=== EXERCISE DIRECTIONS ===
Repeat the listing exactly as given, omitting every image.

=== RECORDED INFORMATION ===

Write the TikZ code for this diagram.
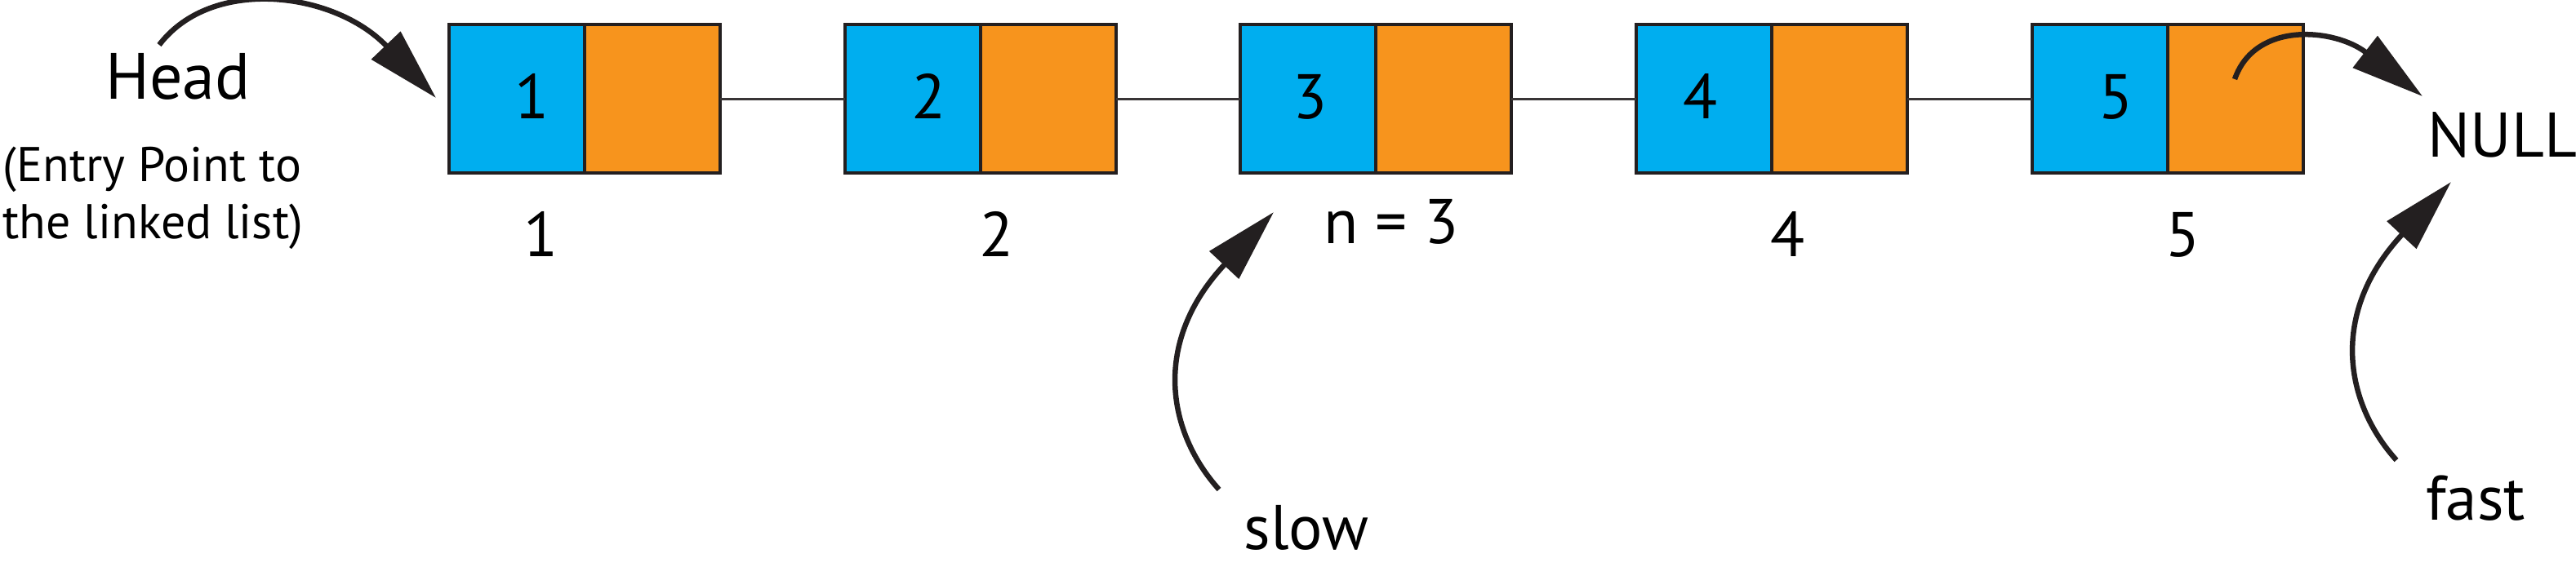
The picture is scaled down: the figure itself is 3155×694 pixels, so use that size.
\documentclass[tikz,border=0pt]{standalone}
\usepackage{fontspec}
\setmainfont{PT Sans}
\usetikzlibrary{arrows.meta}
\definecolor{cblue}{HTML}{00AEEF}
\definecolor{corange}{HTML}{F7941D}
\definecolor{ink}{HTML}{231F20}
\begin{document}
\begin{tikzpicture}[x=0.1mm, y=-0.1mm,
  cell/.style={draw=ink, line width=0.4mm, minimum width=16.6mm, minimum height=18.2mm, inner sep=0pt, outer sep=0pt},
  bluecell/.style={cell, fill=cblue},
  orangecell/.style={cell, fill=corange},
  big/.style={font=\fontsize{22}{26}\selectfont, inner sep=0pt, anchor=base},
  small/.style={font=\fontsize{17}{20}\selectfont, inner sep=0pt, anchor=base west},
  link/.style={draw=ink!90, line width=0.3mm},
  ptr/.style={draw=ink, line width=0.65mm, -{Triangle[length=8.9mm, width=4.8mm]}}
]
\useasboundingbox (0,0) rectangle (3155,694);

% cells
\foreach \i/\x in {1/550, 2/1035, 3/1519, 4/2004, 5/2489} {
  \node[bluecell] (b\i) at (\x+83,121) {};
  \node[orangecell] (o\i) at (\x+249,121) {};
}

% values in cells
\node[big] (v1) at (652,145) {1};
\node[big] (v2) at (1138,145) {2};
\node[big] (v3) at (1605,145) {3};
\node[big] (v4) at (2083,145) {4};
\node[big] (v5) at (2592,145) {5};

% links
\draw[link] (o1.east) -- (b2.west);
\draw[link] (o2.east) -- (b3.west);
\draw[link] (o3.east) -- (b4.west);
\draw[link] (o4.east) -- (b5.west);

% position labels
\node[big] (l1) at (663,314) {1};
\node[big] (l2) at (1221,314) {2};
\node[big] (l3) at (1704,298) {n = 3};
\node[big] (l4) at (2190,314) {4};
\node[big] (l5) at (2674,314) {5};

% texts
\node[big, font=\fontsize{22.8}{27}\selectfont] (head) at (218,121) {Head};
\node[small] (entry1) at (3,222) {(Entry Point to};
\node[small] (entry2) at (3,292) {the linked list)};
\node[big, anchor=base west] (null) at (2973,192) {NULL};
\node[big] (slow) at (1600,673) {slow};
\node[big] (fast) at (3032,637) {fast};

% pointer arrows
\coordinate (headS) at (195,55);
\coordinate (headT) at (534,120);
\draw[ptr] (headS) .. controls (260,-30) and (410,-10) .. (headT);

\coordinate (nullS) at (2737,97);
\coordinate (nullT) at (2967,118);
\draw[ptr] (nullS) .. controls (2762,25) and (2860,35) .. (nullT);

\coordinate (slowS) at (1493,600);
\coordinate (slowT) at (1560,260);
\draw[ptr] (slowS) .. controls (1430,530) and (1410,420) .. (slowT);

\coordinate (fastS) at (2935,564);
\coordinate (fastT) at (3002,223);
\draw[ptr] (fastS) .. controls (2872,494) and (2852,384) .. (fastT);
\end{tikzpicture}
\end{document}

=== REPLY ===
Write the TikZ code for this diagram.
The picture is scaled down: the figure itself is 3155×694 pixels, so use that size.
\documentclass[tikz,border=0pt]{standalone}
\usepackage{fontspec}
\setmainfont{PT Sans}
\usetikzlibrary{arrows.meta}
\definecolor{cblue}{HTML}{00AEEF}
\definecolor{corange}{HTML}{F7941D}
\definecolor{ink}{HTML}{231F20}
\begin{document}
\begin{tikzpicture}[x=0.1mm, y=-0.1mm,
  cell/.style={draw=ink, line width=0.4mm, minimum width=16.6mm, minimum height=18.2mm, inner sep=0pt, outer sep=0pt},
  bluecell/.style={cell, fill=cblue},
  orangecell/.style={cell, fill=corange},
  big/.style={font=\fontsize{22}{26}\selectfont, inner sep=0pt, anchor=base},
  small/.style={font=\fontsize{17}{20}\selectfont, inner sep=0pt, anchor=base west},
  link/.style={draw=ink!90, line width=0.3mm},
  ptr/.style={draw=ink, line width=0.65mm, -{Triangle[length=8.9mm, width=4.8mm]}}
]
\useasboundingbox (0,0) rectangle (3155,694);

% cells
\foreach \i/\x in {1/550, 2/1035, 3/1519, 4/2004, 5/2489} {
  \node[bluecell] (b\i) at (\x+83,121) {};
  \node[orangecell] (o\i) at (\x+249,121) {};
}

% values in cells
\node[big] (v1) at (652,145) {1};
\node[big] (v2) at (1138,145) {2};
\node[big] (v3) at (1605,145) {3};
\node[big] (v4) at (2083,145) {4};
\node[big] (v5) at (2592,145) {5};

% links
\draw[link] (o1.east) -- (b2.west);
\draw[link] (o2.east) -- (b3.west);
\draw[link] (o3.east) -- (b4.west);
\draw[link] (o4.east) -- (b5.west);

% position labels
\node[big] (l1) at (663,314) {1};
\node[big] (l2) at (1221,314) {2};
\node[big] (l3) at (1704,298) {n = 3};
\node[big] (l4) at (2190,314) {4};
\node[big] (l5) at (2674,314) {5};

% texts
\node[big, font=\fontsize{22.8}{27}\selectfont] (head) at (218,121) {Head};
\node[small] (entry1) at (3,222) {(Entry Point to};
\node[small] (entry2) at (3,292) {the linked list)};
\node[big, anchor=base west] (null) at (2973,192) {NULL};
\node[big] (slow) at (1600,673) {slow};
\node[big] (fast) at (3032,637) {fast};

% pointer arrows
\coordinate (headS) at (195,55);
\coordinate (headT) at (534,120);
\draw[ptr] (headS) .. controls (260,-30) and (410,-10) .. (headT);

\coordinate (nullS) at (2737,97);
\coordinate (nullT) at (2967,118);
\draw[ptr] (nullS) .. controls (2762,25) and (2860,35) .. (nullT);

\coordinate (slowS) at (1493,600);
\coordinate (slowT) at (1560,260);
\draw[ptr] (slowS) .. controls (1430,530) and (1410,420) .. (slowT);

\coordinate (fastS) at (2935,564);
\coordinate (fastT) at (3002,223);
\draw[ptr] (fastS) .. controls (2872,494) and (2852,384) .. (fastT);
\end{tikzpicture}
\end{document}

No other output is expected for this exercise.